Back To The Comics- Charles Burns

Best known for his freaky disturbing portraits of serial killers, monsters, Devils, and one particularly close to my heart of Elvis sweating in Hades, Charles Burns is one of those comic book artists that I don’t find embarrassing at all. His work has turned up in the New Yorker, on cola cans, and you might recall Dogboy from Mtv’s Liquid Television, if you remember that. If you saw ever saw anything he touched, it’s unlikely that you forgot it.

With such an emphasis on the grotesque and the strange, you might not expect that the guy would have a cohesive, human story in him. He certainly does. Black Hole is about high school kids in the seventies who are suffering a sexually transmitted disease that leaves each of them disfigured. An allegory for the loss of innocence both personally and on the horizon culturally, as the free love culture between the pill and AIDS would soon be over.

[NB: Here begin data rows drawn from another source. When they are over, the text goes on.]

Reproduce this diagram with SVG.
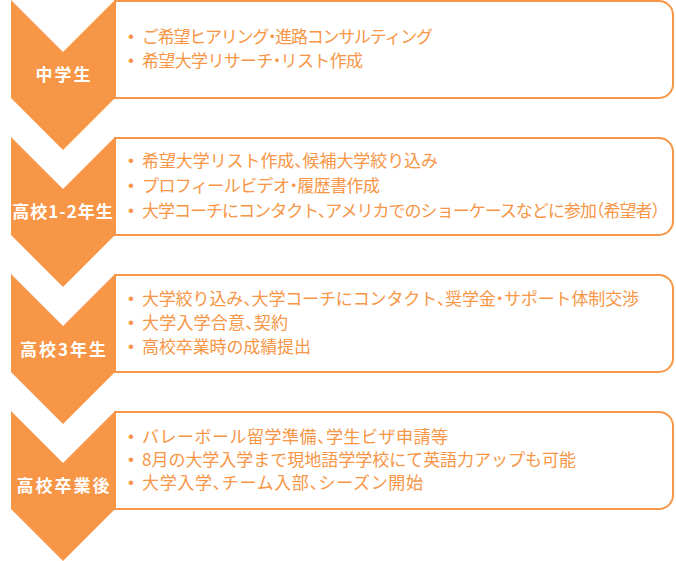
<svg xmlns="http://www.w3.org/2000/svg" width="676" height="561" viewBox="0 0 676 561">
<style>
.chev{fill:#F79646}
.box{fill:#fff;stroke:#F79646;stroke-width:2}
.lbl{font-family:"Noto Sans CJK JP","Noto Sans",sans-serif;font-weight:bold;font-size:17px;fill:#fff;text-anchor:middle;letter-spacing:2px}
.t{font-family:"Noto Sans CJK JP","Noto Sans",sans-serif;font-size:17px;fill:#F79646;font-feature-settings:"halt"}
.b{font-family:"Liberation Sans",Arial,sans-serif;font-size:17px;fill:#F79646}
</style>
<defs>
<path id="cv" d="M11 0 L63 52 L115 0 L115 98 L63 150 L11 98 Z"/>
<path id="bx" d="M115 1 H659 A14 14 0 0 1 673 15 V84 A14 14 0 0 1 659 98 H115 Z"/>
</defs>
<g id="step1">
<use href="#cv" class="chev"/>
<use href="#bx" class="box"/>
<text class="lbl" x="64" y="81">中学生</text>
<text class="b" x="128" y="42">•</text><text class="t" x="142" y="43" textLength="291" lengthAdjust="spacing">ご希望ヒアリング・進路コンサルティング</text>
<text class="b" x="128" y="66">•</text><text class="t" x="142" y="67" textLength="221" lengthAdjust="spacing">希望大学リサーチ・リスト作成</text>
</g>
<g id="step2" transform="translate(0,137)">
<use href="#cv" class="chev"/>
<use href="#bx" class="box"/>
<text class="lbl" x="63" y="81" style="letter-spacing:1px">高校1-2年生</text>
<text class="b" x="128" y="29">•</text><text class="t" x="142" y="30" textLength="296" lengthAdjust="spacing">希望大学リスト作成、候補大学絞り込み</text>
<text class="b" x="128" y="54">•</text><text class="t" x="142" y="55" textLength="238" lengthAdjust="spacing">プロフィールビデオ・履歴書作成</text>
<text class="b" x="128" y="79">•</text><text class="t" x="142" y="80" textLength="518" lengthAdjust="spacing">大学コーチにコンタクト、アメリカでのショーケースなどに参加（希望者）</text>
</g>
<g id="step3" transform="translate(0,274)">
<use href="#cv" class="chev"/>
<use href="#bx" class="box"/>
<text class="lbl" x="64" y="82">高校3年生</text>
<text class="b" x="128" y="30">•</text><text class="t" x="142" y="31" textLength="497" lengthAdjust="spacing">大学絞り込み、大学コーチにコンタクト、奨学金・サポート体制交渉</text>
<text class="b" x="128" y="54">•</text><text class="t" x="142" y="55" textLength="146" lengthAdjust="spacing">大学入学合意、契約</text>
<text class="b" x="128" y="78">•</text><text class="t" x="142" y="79" textLength="169" lengthAdjust="spacing">高校卒業時の成績提出</text>
</g>
<g id="step4" transform="translate(0,411)">
<use href="#cv" class="chev"/>
<use href="#bx" class="box"/>
<text class="lbl" x="64" y="81">高校卒業後</text>
<text class="b" x="128" y="31">•</text><text class="t" x="142" y="32" textLength="306" lengthAdjust="spacing">バレーボール留学準備、学生ビザ申請等</text>
<text class="b" x="128" y="54">•</text><text class="t" x="142" y="55" textLength="434" lengthAdjust="spacing">8月の大学入学まで現地語学学校にて英語力アップも可能</text>
<text class="b" x="128" y="77">•</text><text class="t" x="142" y="78" textLength="281" lengthAdjust="spacing">大学入学、チーム入部、シーズン開始</text>
</g>
<g id="connectors"></g>
</svg>
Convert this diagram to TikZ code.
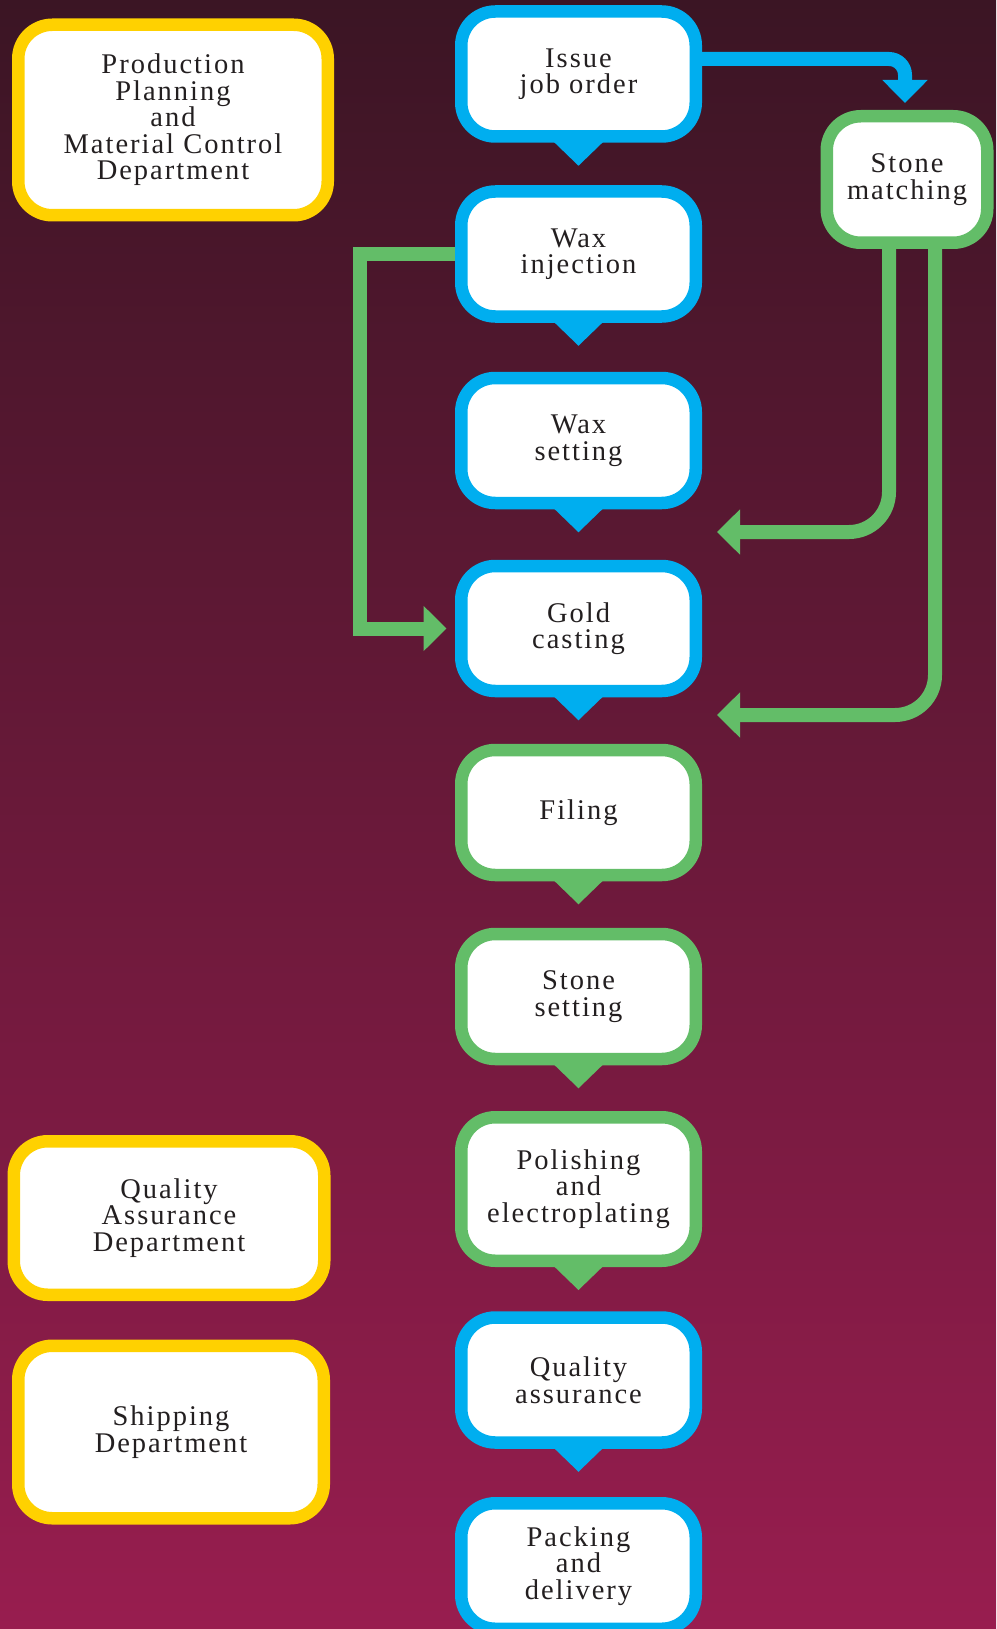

Cinematic and thrilling. Two words you don’t normally find in reviews of “alternative comics,” but Burns did it here. It’s the kind of thing that burns into your memory and will never leave. These characters will not leave you alone until you finish the book, every short chapter at a time, until you see who pays for their sins and who makes it out. And it certainly delivers. You should buy it, read it, and study it.I wish I could say that there were more like Burns, but there truly isn’t, and he works slowly and methodically, so there’s not so much out there of his work. Before Black Hole there was Big Baby, since Black Hole there’s X’ed Out, but neither holds the weight of this one book. It will almost certainly be his magnum opus. So start there. Or here, as it were.